Não fez as corridas desejáveis para um avançado, não pressionou como seria ideal, não atacou bolas ao primeiro poste porque não é um 9 clássico, não driblou e desequilibrou. Tristes tempos em que temos de testemunhar o esfarelamento da dignidade imensa que Cristiano sempre teve em campo. Pela primeira vez ficou em branco num Europeu e há um dado, a reboque do MisterChi do X, assombroso: em 21 jogos de fases a eliminar de Mundiais e Europeus, o número 7 só fez três golos (Holanda-2004, República Checa-2012 e País de Gales-2016).

Bruno Fernandes foi o primeiro a tentar de longe. Theo Fernández respondeu, para boa defesa de Diogo Costa, o jogador a viver uma lua de mel com ele próprio. Kylian Mbappé tentava abanar pela esquerda, mas raramente faria mossa, sendo até substituído no intervalo do prolongamento (um desfecho que se observou sempre entre estas duas seleções em Europeus, seja em 1984, seja em 2000 ou 2016).

O jogo chegou a ser realmente aborrecido. O xadrez é real, os tempos modernos amam a estratégia, o rigor, o encaixe de peças do puzzle e o jogo mastigado, se necessário. A França nem tinha pudor em demonstrar que não estava virada para jogar futebol.

A partir dos 60 minutos, os guarda-redes surgiram finalmente. Bruno Fernandes bateu cruzado, na área, mas Maignan foi eficaz. Vitinha, com um bombom oferecido por Leão, foi quase, quase feliz, também já dentro da pequena área quase, mas o guarda-redes francês voltou a travar o festim lusitano. Muani, exatamente como naquele lance derradeiro contra a Argentina na final do Catar 2022, viu Rúben Dias, atirando-se para o chão, a semear mais insónias na sua mente.

Quando Dembélé entrou, a França agigantou-se. Lá está, vivem de suspiros individuais. E Camavinga esteve a centímetros do golo, depois de uma jogada do extremo do PSG. Este, sim, é como o vento. Martínez preferiu reforçar o outro lado, com Nélson Semedo e Francisco Conceição, o que melhorou aquele corredor. O canhoto do FC Porto esteve em alguns momentos de perigo.

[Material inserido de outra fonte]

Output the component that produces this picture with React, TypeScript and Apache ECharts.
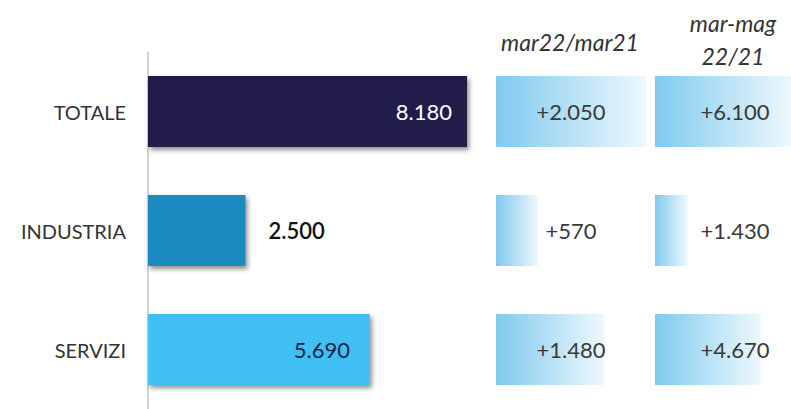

Gonçalo Ramos e Diogo Jota continuavam sem entrar, quando o avançado da seleção portuguesa já não tinha condições para ajudar a equipa. Até Mbappé saiu, aos 105’, com queixas no nariz, no qual colou um saco de gelo. Barcola foi o escolhido para substituir o futebolista a quem lhe escapa a aura longe dos Campeonatos do Mundo. Também João Félix entrou nessa altura e pouco depois teve uma das melhores oportunidades. O cabeceamento saiu à rede lateral.

O apito soou e os penáltis iam ditar o fado desta gente. Só Félix falhou, com um remate ao poste, e assim ficava decretado o regresso a Portugal desta gente que, apesar das intermitências durante o torneio, acaba a deixar orgulhosos os portugueses. A mudança de mentalidade é um dado positivo. O dado negativo é um e só um: porque se manteve em campo alguém, durante 120 minutos, que pouco contribuiu para a equipa? Será Cristiano Ronaldo ou o seu legado mais importante do que o desempenho da seleção nacional?